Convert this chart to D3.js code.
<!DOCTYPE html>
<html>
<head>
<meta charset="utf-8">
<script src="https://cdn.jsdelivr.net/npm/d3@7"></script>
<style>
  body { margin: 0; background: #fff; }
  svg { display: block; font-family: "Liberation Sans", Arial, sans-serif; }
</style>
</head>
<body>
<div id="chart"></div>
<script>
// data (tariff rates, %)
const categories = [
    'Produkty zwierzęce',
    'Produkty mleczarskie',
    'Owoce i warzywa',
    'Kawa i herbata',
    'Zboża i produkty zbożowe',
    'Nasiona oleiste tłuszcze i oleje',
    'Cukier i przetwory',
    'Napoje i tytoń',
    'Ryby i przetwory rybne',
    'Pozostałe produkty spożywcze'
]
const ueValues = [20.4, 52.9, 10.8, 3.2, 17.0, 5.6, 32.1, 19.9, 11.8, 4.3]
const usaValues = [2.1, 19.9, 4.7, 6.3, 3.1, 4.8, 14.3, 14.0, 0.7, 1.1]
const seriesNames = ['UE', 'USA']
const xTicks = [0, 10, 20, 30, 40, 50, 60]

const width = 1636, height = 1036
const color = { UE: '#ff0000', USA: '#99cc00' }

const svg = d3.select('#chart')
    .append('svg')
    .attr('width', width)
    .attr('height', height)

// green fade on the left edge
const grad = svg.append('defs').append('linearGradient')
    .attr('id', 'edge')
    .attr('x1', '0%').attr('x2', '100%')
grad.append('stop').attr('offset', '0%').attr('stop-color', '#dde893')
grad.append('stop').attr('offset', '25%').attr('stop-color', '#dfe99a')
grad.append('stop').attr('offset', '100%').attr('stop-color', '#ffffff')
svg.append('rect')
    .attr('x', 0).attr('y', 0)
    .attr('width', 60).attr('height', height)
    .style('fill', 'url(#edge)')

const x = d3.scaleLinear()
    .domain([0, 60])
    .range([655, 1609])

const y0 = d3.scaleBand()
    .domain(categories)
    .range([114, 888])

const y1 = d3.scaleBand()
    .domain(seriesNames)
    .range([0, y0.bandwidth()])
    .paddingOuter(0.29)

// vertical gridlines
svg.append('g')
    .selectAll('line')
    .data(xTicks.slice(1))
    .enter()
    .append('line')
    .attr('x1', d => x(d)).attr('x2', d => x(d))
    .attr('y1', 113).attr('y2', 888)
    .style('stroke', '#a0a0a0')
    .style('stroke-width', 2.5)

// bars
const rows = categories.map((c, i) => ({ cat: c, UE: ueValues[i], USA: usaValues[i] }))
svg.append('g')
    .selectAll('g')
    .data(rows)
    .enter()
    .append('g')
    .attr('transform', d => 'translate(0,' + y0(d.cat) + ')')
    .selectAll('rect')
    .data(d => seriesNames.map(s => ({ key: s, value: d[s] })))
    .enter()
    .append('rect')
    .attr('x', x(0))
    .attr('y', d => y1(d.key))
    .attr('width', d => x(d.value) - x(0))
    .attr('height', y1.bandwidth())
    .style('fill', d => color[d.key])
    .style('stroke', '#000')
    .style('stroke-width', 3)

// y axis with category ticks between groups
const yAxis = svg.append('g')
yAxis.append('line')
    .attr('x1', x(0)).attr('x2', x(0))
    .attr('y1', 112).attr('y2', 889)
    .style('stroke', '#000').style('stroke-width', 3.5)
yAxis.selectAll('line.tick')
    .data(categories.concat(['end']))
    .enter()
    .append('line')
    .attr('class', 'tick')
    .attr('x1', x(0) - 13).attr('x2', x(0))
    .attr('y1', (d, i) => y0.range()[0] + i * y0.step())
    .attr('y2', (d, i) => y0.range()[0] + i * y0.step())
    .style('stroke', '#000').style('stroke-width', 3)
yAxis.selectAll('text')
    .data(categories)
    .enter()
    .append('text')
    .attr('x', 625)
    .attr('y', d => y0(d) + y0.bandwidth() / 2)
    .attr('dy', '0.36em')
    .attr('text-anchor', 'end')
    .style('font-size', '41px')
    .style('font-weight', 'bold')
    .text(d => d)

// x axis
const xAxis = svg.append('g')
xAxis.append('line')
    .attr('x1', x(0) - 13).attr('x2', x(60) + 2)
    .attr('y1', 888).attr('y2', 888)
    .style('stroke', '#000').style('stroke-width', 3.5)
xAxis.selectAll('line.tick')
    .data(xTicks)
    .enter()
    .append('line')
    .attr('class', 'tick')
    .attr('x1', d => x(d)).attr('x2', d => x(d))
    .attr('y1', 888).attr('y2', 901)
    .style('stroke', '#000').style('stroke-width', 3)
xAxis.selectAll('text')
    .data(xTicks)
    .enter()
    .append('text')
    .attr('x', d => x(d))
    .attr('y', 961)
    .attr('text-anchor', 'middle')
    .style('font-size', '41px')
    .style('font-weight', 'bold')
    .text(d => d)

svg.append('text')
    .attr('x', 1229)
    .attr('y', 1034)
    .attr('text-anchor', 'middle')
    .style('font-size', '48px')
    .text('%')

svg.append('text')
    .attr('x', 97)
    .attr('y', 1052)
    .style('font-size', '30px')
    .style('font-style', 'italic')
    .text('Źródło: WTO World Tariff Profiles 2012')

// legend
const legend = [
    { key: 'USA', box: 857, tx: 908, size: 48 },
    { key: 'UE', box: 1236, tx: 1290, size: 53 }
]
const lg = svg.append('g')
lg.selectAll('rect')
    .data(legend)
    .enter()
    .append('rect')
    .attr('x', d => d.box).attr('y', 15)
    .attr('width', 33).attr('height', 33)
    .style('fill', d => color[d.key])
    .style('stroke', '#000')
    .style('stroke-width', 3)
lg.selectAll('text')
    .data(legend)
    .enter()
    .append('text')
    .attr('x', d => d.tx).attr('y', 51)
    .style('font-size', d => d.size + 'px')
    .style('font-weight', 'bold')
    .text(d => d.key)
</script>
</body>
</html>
* * *
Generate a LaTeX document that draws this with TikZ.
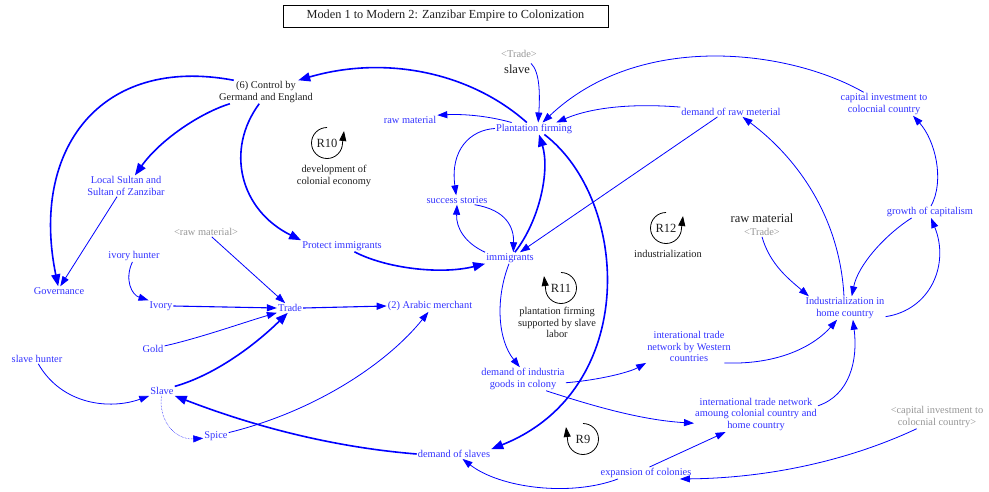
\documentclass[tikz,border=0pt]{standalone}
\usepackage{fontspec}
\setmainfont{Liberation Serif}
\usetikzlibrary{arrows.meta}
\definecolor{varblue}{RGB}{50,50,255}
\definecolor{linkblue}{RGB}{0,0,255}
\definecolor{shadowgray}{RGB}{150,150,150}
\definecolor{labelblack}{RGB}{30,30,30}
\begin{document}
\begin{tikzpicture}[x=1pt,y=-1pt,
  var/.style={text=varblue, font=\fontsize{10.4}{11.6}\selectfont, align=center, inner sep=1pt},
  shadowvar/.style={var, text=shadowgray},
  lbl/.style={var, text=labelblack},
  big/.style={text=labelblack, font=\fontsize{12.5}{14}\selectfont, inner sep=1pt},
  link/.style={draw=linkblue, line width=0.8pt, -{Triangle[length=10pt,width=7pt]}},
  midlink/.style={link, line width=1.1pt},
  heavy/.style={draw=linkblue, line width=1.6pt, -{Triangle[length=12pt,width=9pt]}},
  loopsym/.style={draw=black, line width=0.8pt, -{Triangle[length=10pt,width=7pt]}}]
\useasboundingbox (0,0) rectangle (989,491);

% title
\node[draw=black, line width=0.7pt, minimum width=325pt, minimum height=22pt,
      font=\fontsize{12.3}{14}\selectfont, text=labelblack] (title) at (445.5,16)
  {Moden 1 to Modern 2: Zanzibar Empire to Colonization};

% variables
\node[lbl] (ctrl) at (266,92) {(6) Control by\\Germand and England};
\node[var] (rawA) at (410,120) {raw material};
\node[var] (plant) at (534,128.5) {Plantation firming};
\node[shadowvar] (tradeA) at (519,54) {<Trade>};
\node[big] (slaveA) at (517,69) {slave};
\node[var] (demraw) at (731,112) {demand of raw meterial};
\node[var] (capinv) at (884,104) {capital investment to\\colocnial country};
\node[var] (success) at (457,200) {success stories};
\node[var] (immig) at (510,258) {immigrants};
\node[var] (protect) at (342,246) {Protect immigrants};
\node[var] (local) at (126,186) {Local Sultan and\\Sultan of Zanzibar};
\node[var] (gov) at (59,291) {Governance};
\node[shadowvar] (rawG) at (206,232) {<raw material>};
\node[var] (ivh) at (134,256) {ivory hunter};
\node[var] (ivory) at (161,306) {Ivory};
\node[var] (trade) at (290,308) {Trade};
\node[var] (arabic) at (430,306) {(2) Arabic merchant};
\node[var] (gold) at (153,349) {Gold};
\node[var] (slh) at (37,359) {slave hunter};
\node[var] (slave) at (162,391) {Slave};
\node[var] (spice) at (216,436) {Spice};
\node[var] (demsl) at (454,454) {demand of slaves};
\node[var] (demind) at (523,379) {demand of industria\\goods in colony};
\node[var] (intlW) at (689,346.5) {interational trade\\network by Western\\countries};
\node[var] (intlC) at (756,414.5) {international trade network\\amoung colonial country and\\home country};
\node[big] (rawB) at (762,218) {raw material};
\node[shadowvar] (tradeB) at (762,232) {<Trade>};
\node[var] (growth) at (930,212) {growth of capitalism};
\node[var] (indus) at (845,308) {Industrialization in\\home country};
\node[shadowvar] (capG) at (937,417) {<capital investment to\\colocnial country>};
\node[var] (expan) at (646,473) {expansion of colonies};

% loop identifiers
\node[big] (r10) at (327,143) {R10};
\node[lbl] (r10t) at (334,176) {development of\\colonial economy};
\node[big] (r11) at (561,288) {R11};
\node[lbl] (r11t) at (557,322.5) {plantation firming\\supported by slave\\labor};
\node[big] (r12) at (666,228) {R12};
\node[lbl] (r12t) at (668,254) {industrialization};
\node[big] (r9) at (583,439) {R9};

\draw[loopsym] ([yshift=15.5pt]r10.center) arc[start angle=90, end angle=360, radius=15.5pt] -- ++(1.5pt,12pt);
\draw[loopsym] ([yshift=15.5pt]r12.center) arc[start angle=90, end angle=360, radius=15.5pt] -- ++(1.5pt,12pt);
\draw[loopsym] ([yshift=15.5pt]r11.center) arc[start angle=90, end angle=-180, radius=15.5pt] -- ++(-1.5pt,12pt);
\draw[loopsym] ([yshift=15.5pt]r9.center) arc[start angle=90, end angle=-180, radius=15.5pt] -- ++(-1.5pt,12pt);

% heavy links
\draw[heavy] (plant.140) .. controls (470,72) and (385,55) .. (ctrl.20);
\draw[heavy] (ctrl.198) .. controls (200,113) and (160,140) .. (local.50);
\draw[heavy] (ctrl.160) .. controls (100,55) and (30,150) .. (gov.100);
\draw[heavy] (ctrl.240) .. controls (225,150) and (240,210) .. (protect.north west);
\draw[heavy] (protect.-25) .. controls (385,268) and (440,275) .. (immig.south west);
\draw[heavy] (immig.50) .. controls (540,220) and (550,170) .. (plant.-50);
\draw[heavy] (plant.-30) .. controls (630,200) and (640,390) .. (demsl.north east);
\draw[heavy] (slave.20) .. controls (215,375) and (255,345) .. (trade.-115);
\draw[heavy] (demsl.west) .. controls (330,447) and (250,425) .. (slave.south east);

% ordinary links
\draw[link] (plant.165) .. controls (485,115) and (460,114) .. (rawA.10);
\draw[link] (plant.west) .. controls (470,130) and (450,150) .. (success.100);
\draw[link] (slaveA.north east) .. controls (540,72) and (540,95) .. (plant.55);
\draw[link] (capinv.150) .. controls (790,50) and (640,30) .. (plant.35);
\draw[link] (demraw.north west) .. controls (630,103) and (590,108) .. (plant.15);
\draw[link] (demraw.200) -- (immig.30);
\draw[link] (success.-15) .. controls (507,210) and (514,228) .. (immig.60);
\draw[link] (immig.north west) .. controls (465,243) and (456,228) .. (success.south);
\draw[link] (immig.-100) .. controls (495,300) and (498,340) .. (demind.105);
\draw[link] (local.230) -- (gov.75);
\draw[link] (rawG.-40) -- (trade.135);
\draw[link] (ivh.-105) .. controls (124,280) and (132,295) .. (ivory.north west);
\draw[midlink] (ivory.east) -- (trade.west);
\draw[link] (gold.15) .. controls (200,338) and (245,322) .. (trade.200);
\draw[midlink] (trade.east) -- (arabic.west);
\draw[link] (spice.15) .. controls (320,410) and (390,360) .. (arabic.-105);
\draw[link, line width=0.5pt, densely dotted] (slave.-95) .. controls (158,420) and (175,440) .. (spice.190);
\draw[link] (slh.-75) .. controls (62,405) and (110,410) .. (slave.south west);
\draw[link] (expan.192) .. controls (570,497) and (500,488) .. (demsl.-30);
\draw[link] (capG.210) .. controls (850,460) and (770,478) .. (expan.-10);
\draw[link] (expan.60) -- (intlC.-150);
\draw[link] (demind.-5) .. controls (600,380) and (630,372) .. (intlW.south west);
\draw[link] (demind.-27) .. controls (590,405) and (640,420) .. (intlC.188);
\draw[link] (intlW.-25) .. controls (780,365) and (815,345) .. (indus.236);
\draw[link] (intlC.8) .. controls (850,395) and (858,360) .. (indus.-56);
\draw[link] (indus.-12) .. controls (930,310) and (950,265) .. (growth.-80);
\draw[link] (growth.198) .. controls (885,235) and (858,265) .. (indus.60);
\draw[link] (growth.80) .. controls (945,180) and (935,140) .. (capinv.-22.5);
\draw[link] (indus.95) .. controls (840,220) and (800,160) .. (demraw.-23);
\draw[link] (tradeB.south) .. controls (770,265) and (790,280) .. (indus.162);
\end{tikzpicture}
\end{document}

### Work to complete
Start at the line containing "Generate a LaTeX" and stop at the line containing "1 to Modern"; transcribe those lines exactly, skipping pictures.

### Full output
Generate a LaTeX document that draws this with TikZ.
\documentclass[tikz,border=0pt]{standalone}
\usepackage{fontspec}
\setmainfont{Liberation Serif}
\usetikzlibrary{arrows.meta}
\definecolor{varblue}{RGB}{50,50,255}
\definecolor{linkblue}{RGB}{0,0,255}
\definecolor{shadowgray}{RGB}{150,150,150}
\definecolor{labelblack}{RGB}{30,30,30}
\begin{document}
\begin{tikzpicture}[x=1pt,y=-1pt,
  var/.style={text=varblue, font=\fontsize{10.4}{11.6}\selectfont, align=center, inner sep=1pt},
  shadowvar/.style={var, text=shadowgray},
  lbl/.style={var, text=labelblack},
  big/.style={text=labelblack, font=\fontsize{12.5}{14}\selectfont, inner sep=1pt},
  link/.style={draw=linkblue, line width=0.8pt, -{Triangle[length=10pt,width=7pt]}},
  midlink/.style={link, line width=1.1pt},
  heavy/.style={draw=linkblue, line width=1.6pt, -{Triangle[length=12pt,width=9pt]}},
  loopsym/.style={draw=black, line width=0.8pt, -{Triangle[length=10pt,width=7pt]}}]
\useasboundingbox (0,0) rectangle (989,491);

% title
\node[draw=black, line width=0.7pt, minimum width=325pt, minimum height=22pt,
      font=\fontsize{12.3}{14}\selectfont, text=labelblack] (title) at (445.5,16)
  {Moden 1 to Modern 2: Zanzibar Empire to Colonization};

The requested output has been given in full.